Un rato después, descubro que estas tierras aún pertenecen a Coves de Vinromà. Hasta he visto naranjos encogidos, como gatos al sol, en algún congosto y almendras verdes de un tamaño envidiable. Si Cavanilles dice de Albocàsser que «en las producciones vegetales no advertí peculiaridad», el veredicto para Tírig era demoledor: «no siendo actualmente más que una corta aldea de cincuenta vecinos».

En efecto, al final de las revueltas en ascenso, nos llegan sus verdaderos parajes: La Valltorta, el útero de roca que alumbraba ciervas, muy tiernas de carnes, para los cazadores que aún sabían poco de agricultura, los carrascales de gran porte, las sierras por un costado y por el otro, y el pueblo asentado en una de las escasas planas, una zona de recreo con un pinar muy sano y esos refugios para los pastores y los rebaños, de piedra seca, sin cemento ni argamasa: pura inteligencia lítica. Un cartel anuncia fiestas con taller de dibujo, rondallas, paella y ball pla, no se lo pasan mal.

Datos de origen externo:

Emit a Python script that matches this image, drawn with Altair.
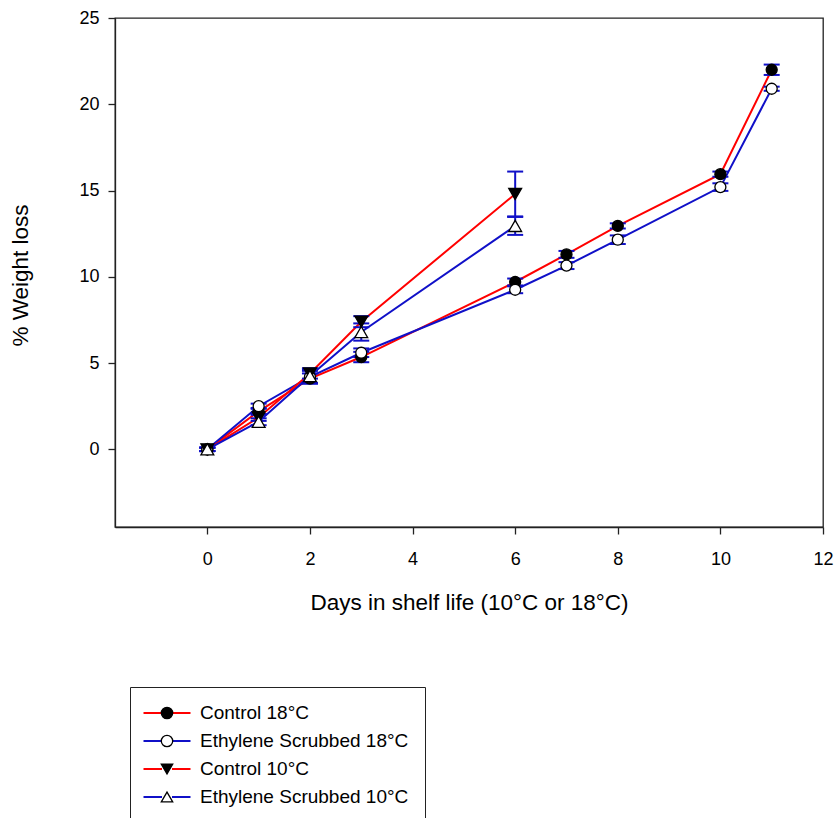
import altair as alt
import pandas as pd

# ---- data ----
days_18 = [0, 1, 2, 3, 6, 7, 8, 10, 11]
days_10 = [0, 1, 2, 3, 6]

control_18 = [0.0, 2.2, 4.1, 5.35, 9.7, 11.3, 12.95, 15.95, 22.0]
control_18_err = [0.1, 0.2, 0.3, 0.3, 0.2, 0.2, 0.15, 0.15, 0.3]
scrubbed_18 = [0.0, 2.5, 4.2, 5.6, 9.25, 10.65, 12.15, 15.2, 20.9]
scrubbed_18_err = [0.1, 0.15, 0.35, 0.25, 0.2, 0.2, 0.25, 0.22, 0.12]
control_10 = [0.0, 1.85, 4.4, 7.4, 14.8]
control_10_err = [0.1, 0.2, 0.3, 0.32, 1.3]
scrubbed_10 = [0.0, 1.6, 4.25, 6.8, 12.95]
scrubbed_10_err = [0.1, 0.2, 0.4, 0.5, 0.52]

series_names = ["Control 18°C", "Ethylene Scrubbed 18°C", "Control 10°C", "Ethylene Scrubbed 10°C"]
series_keys = ["c18", "es18", "c10", "es10"]
line_colors = ["#ff0000", "#1010c8", "#ff0000", "#1010c8"]
marker_shapes = ["circle", "circle", "triangle-down", "triangle-up"]
marker_fills = ["black", "white", "black", "white"]
marker_strokes = ["black", "black", "black", "black"]
circle_keys = ["c18", "es18"]
triangle_keys = ["c10", "es10"]

x_ticks = [0, 2, 4, 6, 8, 10, 12]
y_ticks = [0, 5, 10, 15, 20, 25]

BLUE = "#1010c8"
FONT = "Liberation Sans"

rows = []
for name, key, days, vals, errs in zip(
    series_names,
    series_keys,
    [days_18, days_18, days_10, days_10],
    [control_18, scrubbed_18, control_10, scrubbed_10],
    [control_18_err, scrubbed_18_err, control_10_err, scrubbed_10_err],
):
    for d, v, e in zip(days, vals, errs):
        rows.append({"series": name, "key": key, "day": d, "loss": v, "lo": v - e, "hi": v + e})
df = pd.DataFrame(rows)

x_scale = alt.Scale(domain=[-1.8, 12], nice=False, zero=False)
y_scale = alt.Scale(domain=[-4.5, 25], nice=False, zero=False)

x_axis = alt.Axis(
    values=x_ticks,
    title="Days in shelf life (10°C or 18°C)",
    labelPadding=16,
    labelFlush=False,
    titleX=354,
    titleY=82,
    titleBaseline="alphabetic",
    titleAlign="center",
)
y_axis = alt.Axis(
    values=y_ticks,
    title="% Weight loss",
    labelPadding=9,
    titleX=-88,
    titleY=257,
    titleAngle=270,
    titleBaseline="alphabetic",
    titleAlign="center",
)

X = alt.X("day:Q", scale=x_scale, axis=x_axis)
Y = alt.Y("loss:Q", scale=y_scale, axis=y_axis)
Y_LO = alt.Y("lo:Q", scale=y_scale, axis=y_axis)
Y_HI = alt.Y("hi:Q", scale=y_scale, axis=y_axis)

common_legend = dict(
    orient="none",
    legendX=15,
    legendY=669,
    direction="vertical",
    title=None,
    padding=16.5,
    labelFont=FONT,
    labelFontSize=19,
    labelOffset=23.5,
    labelLimit=400,
    symbolOffset=11,
    rowPadding=8,
)

# line part of each legend key, with a gap where the marker sits
line_legend = alt.Legend(
    **common_legend,
    strokeColor="#222222",
    labelColor="black",
    symbolType="M-4,0H-0.85M0.85,0H4",
    symbolSize=138,
    symbolStrokeWidth=2,
)

# marker part of each legend key (drawn over the line part, no text of its own)
marker_legend = alt.Legend(
    **common_legend,
    labelExpr="''",
    symbolSize=130,
    symbolStrokeWidth=1.3,
)

base = alt.Chart(df)

lines = base.mark_line(strokeWidth=2).encode(
    x=X,
    y=Y,
    color=alt.Color("series:N", scale=alt.Scale(domain=series_names, range=line_colors), legend=line_legend),
)

rules = base.mark_rule(color=BLUE, strokeWidth=2).encode(x=X, y=Y_LO, y2="hi:Q")

caps_lo = base.mark_tick(orient="horizontal", color=BLUE, thickness=2, size=16, opacity=1).encode(x=X, y=Y_LO)
caps_hi = base.mark_tick(orient="horizontal", color=BLUE, thickness=2, size=16, opacity=1).encode(x=X, y=Y_HI)

shape_enc = alt.Shape("key:N", scale=alt.Scale(domain=series_keys, range=marker_shapes), legend=marker_legend)
fill_enc = alt.Fill("key:N", scale=alt.Scale(domain=series_keys, range=marker_fills), legend=marker_legend)
stroke_enc = alt.Stroke("key:N", scale=alt.Scale(domain=series_keys, range=marker_strokes), legend=marker_legend)

circles = (
    base.transform_filter(alt.FieldOneOfPredicate(field="key", oneOf=circle_keys))
    .mark_point(filled=True, opacity=1, fillOpacity=1, strokeOpacity=1, strokeWidth=1.3, size=121)
    .encode(x=X, y=Y, shape=shape_enc, fill=fill_enc, stroke=stroke_enc)
)
triangles = (
    base.transform_filter(alt.FieldOneOfPredicate(field="key", oneOf=triangle_keys))
    .mark_point(filled=True, opacity=1, fillOpacity=1, strokeOpacity=1, strokeWidth=1.3, size=165)
    .encode(x=X, y=Y, shape=shape_enc, fill=fill_enc, stroke=stroke_enc)
)

chart = (
    alt.layer(lines, rules, caps_lo, caps_hi, circles, triangles)
    .properties(
        width=708,
        height=509,
        padding={"left": 115, "top": 18, "right": 13, "bottom": 291},
        autosize=alt.AutoSizeParams(type="none"),
        background="white",
    )
    .configure_view(stroke="#222222", strokeWidth=1.3)
    .configure_axis(
        grid=False,
        labelFont=FONT,
        labelFontSize=18,
        labelColor="black",
        titleFont=FONT,
        titleFontSize=22.5,
        titleFontWeight="normal",
        titleColor="black",
        domainColor="#222222",
        domainWidth=1.3,
        tickColor="#222222",
        tickWidth=1.3,
        tickSize=7,
    )
)

chart.save("out.html", embed_options={"renderer": "svg", "actions": False})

Ya desde la entrada con su monumento al pintor Puig Roda, Tírig sorprende. Es verdaderamente hermosa: robustos arcos de medio punto, escudos, niñas en la fuente y viejos de espaldas, a la sombra. Una representación naíf de San Jorge, un ayuntamiento muy puesto y un templo del Pilar con horóscopo. Tírig tuvo tres veces más habitantes que ahora, pero una helada en 1956 dispersó a la gente menuda, del mismo modo que la contracción de la banquisa polar mata a los osos blancos: aquello lo trajo el buen Dios esto, lo trae el mal Hombre. Se helaron hasta los olivos, pero los que se han quedado en Catí son pocos, cada diez habitantes tienen su kilómetro cuadrado y no les deben ir mal las cosas: por todas partes resplandecen las casas de piedra, es uno de los pueblos más bonitos que he visto.

El dominio de la agricultura también tiene sus imponderables: aquella helada cambió la distribución del arbolado a favor del almendro, que también se extiende en otros pueblos.

En la oficina de turismo organizan excursiones al museo y visitas guiadas a los abrigos con pinturas rupestres: desde Altamira, la pintura ha sido lo nuestro. Hasta hay una calle en honor del Getty Conservation Institute, donde los eruditos dilucidan el grado de dinamismo de los arqueros neolíticos. Tírig tiene un personaje, Pep el Gegant, que era un masover colosal de presencia y apetito, y de buen humor. Sacó un burro, prisionero en un pozo, a fuerza de brazos, y el dintel de su corral pesaba 260 kilos: la piedra da testimonio ante el ayuntamiento.

La salida hacia Catí (un camino) pasa por delante de un lavadero grande y complejo, con varias tinas de piedra casi individuales en vez de la balsa comunal. Por el barranco aún rezuman los humores de los últimos aguaceros que arrancaron el asfalto.